**Requirement:** Please output every line of the material as it stands, without the pictures.

## Start

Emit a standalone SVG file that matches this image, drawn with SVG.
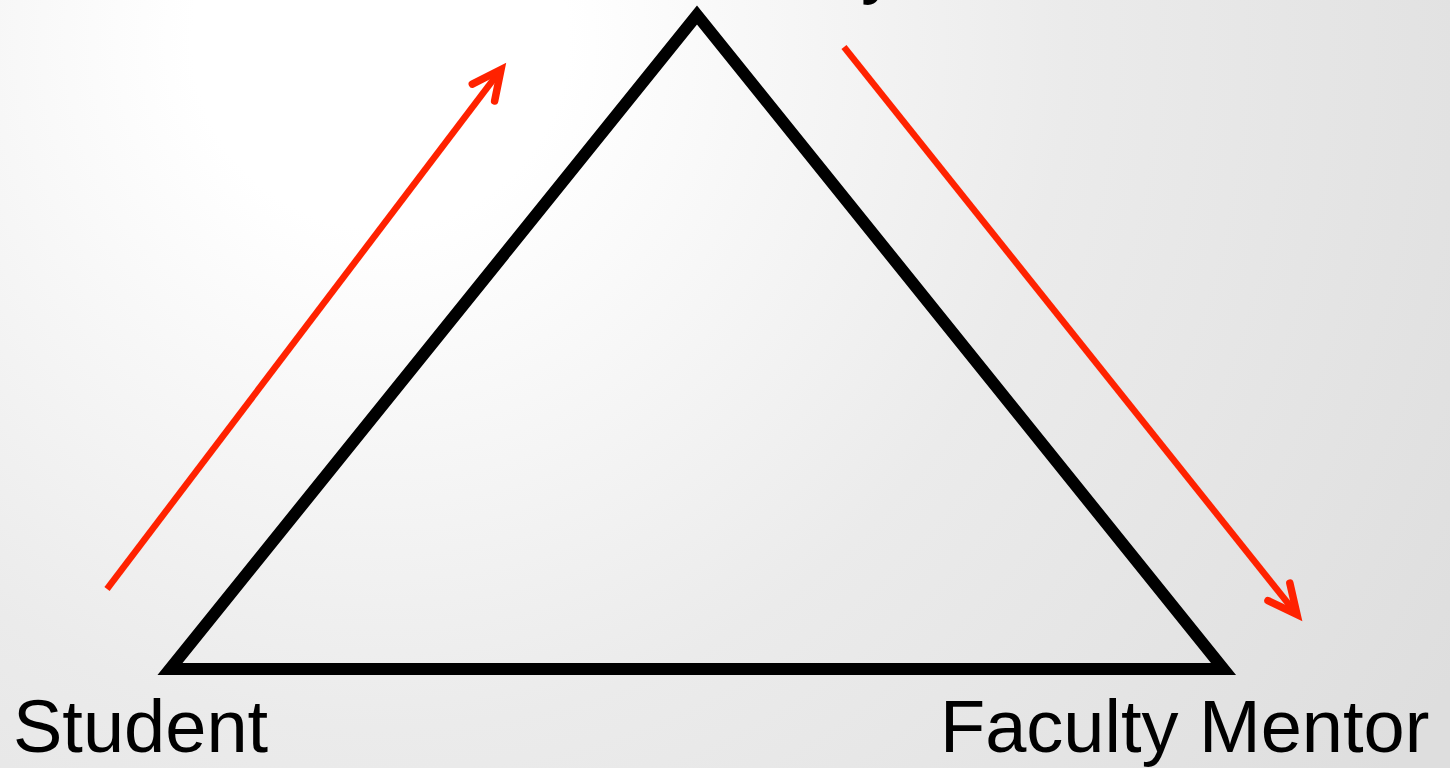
<svg xmlns="http://www.w3.org/2000/svg" width="1450" height="768" viewBox="0 0 1450 768">
  <defs>
    <radialGradient id="bg" gradientUnits="userSpaceOnUse" cx="380" cy="40" r="1250">
      <stop offset="0" stop-color="#ffffff"/>
      <stop offset="0.15" stop-color="#ffffff"/>
      <stop offset="0.55" stop-color="#ebebeb"/>
      <stop offset="1" stop-color="#dedede"/>
    </radialGradient>
    <marker id="chev" markerUnits="userSpaceOnUse" markerWidth="60" markerHeight="60" refX="0" refY="0" viewBox="-40 -30 60 60" orient="auto" overflow="visible">
      <path d="M -29 -14 L 0 0 L -29 14" fill="none" stroke="#ff2200" stroke-width="7.5" stroke-linejoin="miter" stroke-linecap="round"/>
    </marker>
  </defs>
  <style>
    .lbl { font-family: "Liberation Sans", Arial, sans-serif; font-size: 74px; fill: #000000; }
    .tri { fill: none; stroke: #000000; stroke-width: 12; stroke-linejoin: miter; stroke-miterlimit: 10; }
    .arr { fill: none; stroke: #ff2200; stroke-width: 6.5; stroke-linecap: butt; marker-end: url(#chev); }
  </style>
  <rect x="0" y="0" width="1450" height="768" fill="url(#bg)"/>
  <g id="triangle">
    <polygon class="tri" points="697,15 170,669 1223.5,669"/>
  </g>
  <g id="connectors">
    <line class="arr" x1="107" y1="589" x2="501" y2="69.5"/>
    <line class="arr" x1="844" y1="47" x2="1297" y2="614.5"/>
  </g>
  <g id="node-top">
    <text class="lbl" x="898" y="-10" text-anchor="end">Community</text>
  </g>
  <g id="node-student">
    <text class="lbl" x="13" y="752">Student</text>
  </g>
  <g id="node-faculty">
    <text class="lbl" x="940" y="752">Faculty Mentor</text>
  </g>
</svg>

## End

**Answer to this exercise:**
Emit a standalone SVG file that matches this image, drawn with SVG.
<svg xmlns="http://www.w3.org/2000/svg" width="1450" height="768" viewBox="0 0 1450 768">
  <defs>
    <radialGradient id="bg" gradientUnits="userSpaceOnUse" cx="380" cy="40" r="1250">
      <stop offset="0" stop-color="#ffffff"/>
      <stop offset="0.15" stop-color="#ffffff"/>
      <stop offset="0.55" stop-color="#ebebeb"/>
      <stop offset="1" stop-color="#dedede"/>
    </radialGradient>
    <marker id="chev" markerUnits="userSpaceOnUse" markerWidth="60" markerHeight="60" refX="0" refY="0" viewBox="-40 -30 60 60" orient="auto" overflow="visible">
      <path d="M -29 -14 L 0 0 L -29 14" fill="none" stroke="#ff2200" stroke-width="7.5" stroke-linejoin="miter" stroke-linecap="round"/>
    </marker>
  </defs>
  <style>
    .lbl { font-family: "Liberation Sans", Arial, sans-serif; font-size: 74px; fill: #000000; }
    .tri { fill: none; stroke: #000000; stroke-width: 12; stroke-linejoin: miter; stroke-miterlimit: 10; }
    .arr { fill: none; stroke: #ff2200; stroke-width: 6.5; stroke-linecap: butt; marker-end: url(#chev); }
  </style>
  <rect x="0" y="0" width="1450" height="768" fill="url(#bg)"/>
  <g id="triangle">
    <polygon class="tri" points="697,15 170,669 1223.5,669"/>
  </g>
  <g id="connectors">
    <line class="arr" x1="107" y1="589" x2="501" y2="69.5"/>
    <line class="arr" x1="844" y1="47" x2="1297" y2="614.5"/>
  </g>
  <g id="node-top">
    <text class="lbl" x="898" y="-10" text-anchor="end">Community</text>
  </g>
  <g id="node-student">
    <text class="lbl" x="13" y="752">Student</text>
  </g>
  <g id="node-faculty">
    <text class="lbl" x="940" y="752">Faculty Mentor</text>
  </g>
</svg>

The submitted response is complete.